**SUPPLIED DATA**

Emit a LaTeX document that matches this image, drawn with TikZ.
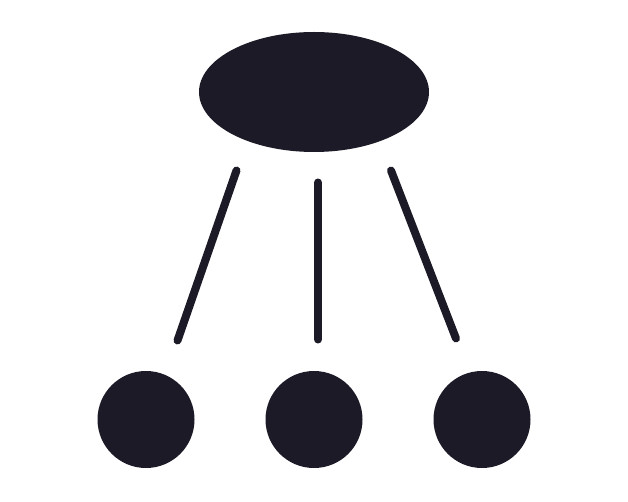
\documentclass[tikz,border=0pt]{standalone}
\usetikzlibrary{shapes.geometric}
\definecolor{ink}{HTML}{1B1A26}
\begin{document}
\begin{tikzpicture}[x=1pt,y=-1pt,
  blob/.style={ellipse,fill=ink,draw=none,minimum width=230pt,minimum height=120pt,inner sep=0pt},
  dot/.style={circle,fill=ink,draw=none,minimum size=97pt,inner sep=0pt},
  link/.style={draw=ink,line width=8pt,line cap=round}]
\useasboundingbox (0,0) rectangle (628,502);
\node[blob] (top) at (314,92) {};
\node[dot] (c1) at (146,419.5) {};
\node[dot] (c2) at (314,419.5) {};
\node[dot] (c3) at (482,419.5) {};
\coordinate (a1) at (236.5,170.5);
\coordinate (b1) at (177.5,340.5);
\coordinate (a2) at (318,182.5);
\coordinate (b2) at (318,339.5);
\coordinate (a3) at (391,170.5);
\coordinate (b3) at (456,338.5);
\draw[link] (a1) -- (b1);
\draw[link] (a2) -- (b2);
\draw[link] (a3) -- (b3);
\end{tikzpicture}
\end{document}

**DO THIS**
Every line is to be duplicated exactly, though pictures stay out.

**TASK ANSWER**
Emit a LaTeX document that matches this image, drawn with TikZ.
\documentclass[tikz,border=0pt]{standalone}
\usetikzlibrary{shapes.geometric}
\definecolor{ink}{HTML}{1B1A26}
\begin{document}
\begin{tikzpicture}[x=1pt,y=-1pt,
  blob/.style={ellipse,fill=ink,draw=none,minimum width=230pt,minimum height=120pt,inner sep=0pt},
  dot/.style={circle,fill=ink,draw=none,minimum size=97pt,inner sep=0pt},
  link/.style={draw=ink,line width=8pt,line cap=round}]
\useasboundingbox (0,0) rectangle (628,502);
\node[blob] (top) at (314,92) {};
\node[dot] (c1) at (146,419.5) {};
\node[dot] (c2) at (314,419.5) {};
\node[dot] (c3) at (482,419.5) {};
\coordinate (a1) at (236.5,170.5);
\coordinate (b1) at (177.5,340.5);
\coordinate (a2) at (318,182.5);
\coordinate (b2) at (318,339.5);
\coordinate (a3) at (391,170.5);
\coordinate (b3) at (456,338.5);
\draw[link] (a1) -- (b1);
\draw[link] (a2) -- (b2);
\draw[link] (a3) -- (b3);
\end{tikzpicture}
\end{document}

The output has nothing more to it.